*Data block*.
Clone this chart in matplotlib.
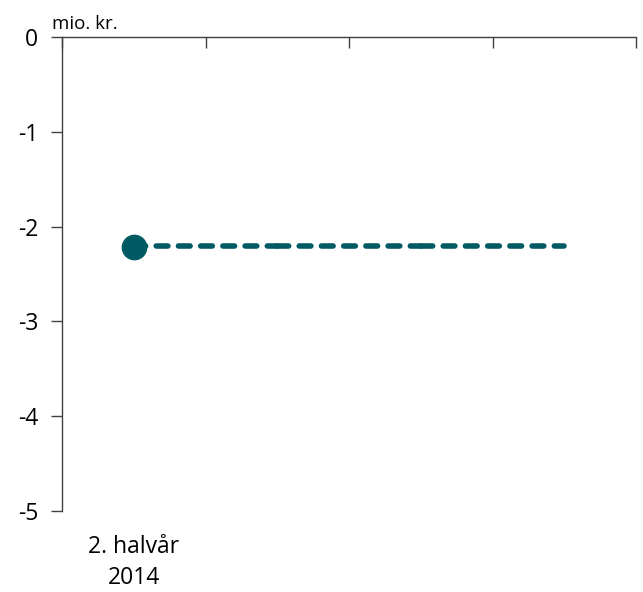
import numpy as np
import matplotlib
matplotlib.use("Agg")
import matplotlib.pyplot as plt

# data
categories = ["2. halvår\n2014", "", "", ""]
actual = [-2.22, None, None, None]
average = [-2.20, -2.20, -2.20, -2.20]
yticks = [0, -1, -2, -3, -4, -5]
unit = "mio. kr."
color = "#005a64"

plt.rcParams['font.family'] = ['Open Sans', 'DejaVu Sans']

fig = plt.figure(figsize=(6.43, 5.92), dpi=100)
ax = fig.add_axes([62/643, 1-511/592, (636-62)/643, (511-37)/592])

x = np.arange(len(categories))

# dashed average line, drawn per category interval
for i in range(len(x) - 1):
    ax.plot(x[i:i+2], average[i:i+2], color=color, lw=4,
            dashes=(2.1, 1.9), dash_capstyle='round', solid_capstyle='round')

xs = [xi for xi, v in zip(x, actual) if v is not None]
vs = [v for v in actual if v is not None]
ax.plot(xs, vs, 'o', color=color, markersize=17.5, zorder=5)

ax.set_xlim(-0.5, len(categories) - 0.5)
ax.set_ylim(-5, 0)
ax.set_yticks(yticks)
ax.set_yticklabels([str(t) for t in yticks])

ax.set_xticks(x)
ax.set_xticklabels(categories, fontsize=16.5, linespacing=1.35)
ax.set_xticks(np.arange(len(categories) + 1) - 0.5, minor=True)
ax.tick_params(axis='x', which='major', bottom=False, top=False,
               labelbottom=True, pad=14)
ax.tick_params(axis='x', which='minor', bottom=False, top=True,
               direction='in', length=8, width=1, color='#404040')
ax.tick_params(axis='y', direction='out', length=8, width=1,
               color='#404040', labelsize=16.5, pad=9)

for s in ['right', 'bottom']:
    ax.spines[s].set_visible(False)
for s in ['left', 'top']:
    ax.spines[s].set_color('#404040')
    ax.spines[s].set_linewidth(1)

fig.text(52/643, 1-29/592, unit, fontsize=13.5, va='baseline', ha='left')

fig.savefig("out.png", dpi=100)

*Problem requirements*.
Without the pictures, copy the material exactly as given.

*Exercise response*.
Clone this chart in matplotlib.
import numpy as np
import matplotlib
matplotlib.use("Agg")
import matplotlib.pyplot as plt

# data
categories = ["2. halvår\n2014", "", "", ""]
actual = [-2.22, None, None, None]
average = [-2.20, -2.20, -2.20, -2.20]
yticks = [0, -1, -2, -3, -4, -5]
unit = "mio. kr."
color = "#005a64"

plt.rcParams['font.family'] = ['Open Sans', 'DejaVu Sans']

fig = plt.figure(figsize=(6.43, 5.92), dpi=100)
ax = fig.add_axes([62/643, 1-511/592, (636-62)/643, (511-37)/592])

x = np.arange(len(categories))

# dashed average line, drawn per category interval
for i in range(len(x) - 1):
    ax.plot(x[i:i+2], average[i:i+2], color=color, lw=4,
            dashes=(2.1, 1.9), dash_capstyle='round', solid_capstyle='round')

xs = [xi for xi, v in zip(x, actual) if v is not None]
vs = [v for v in actual if v is not None]
ax.plot(xs, vs, 'o', color=color, markersize=17.5, zorder=5)

ax.set_xlim(-0.5, len(categories) - 0.5)
ax.set_ylim(-5, 0)
ax.set_yticks(yticks)
ax.set_yticklabels([str(t) for t in yticks])

ax.set_xticks(x)
ax.set_xticklabels(categories, fontsize=16.5, linespacing=1.35)
ax.set_xticks(np.arange(len(categories) + 1) - 0.5, minor=True)
ax.tick_params(axis='x', which='major', bottom=False, top=False,
               labelbottom=True, pad=14)
ax.tick_params(axis='x', which='minor', bottom=False, top=True,
               direction='in', length=8, width=1, color='#404040')
ax.tick_params(axis='y', direction='out', length=8, width=1,
               color='#404040', labelsize=16.5, pad=9)

for s in ['right', 'bottom']:
    ax.spines[s].set_visible(False)
for s in ['left', 'top']:
    ax.spines[s].set_color('#404040')
    ax.spines[s].set_linewidth(1)

fig.text(52/643, 1-29/592, unit, fontsize=13.5, va='baseline', ha='left')

fig.savefig("out.png", dpi=100)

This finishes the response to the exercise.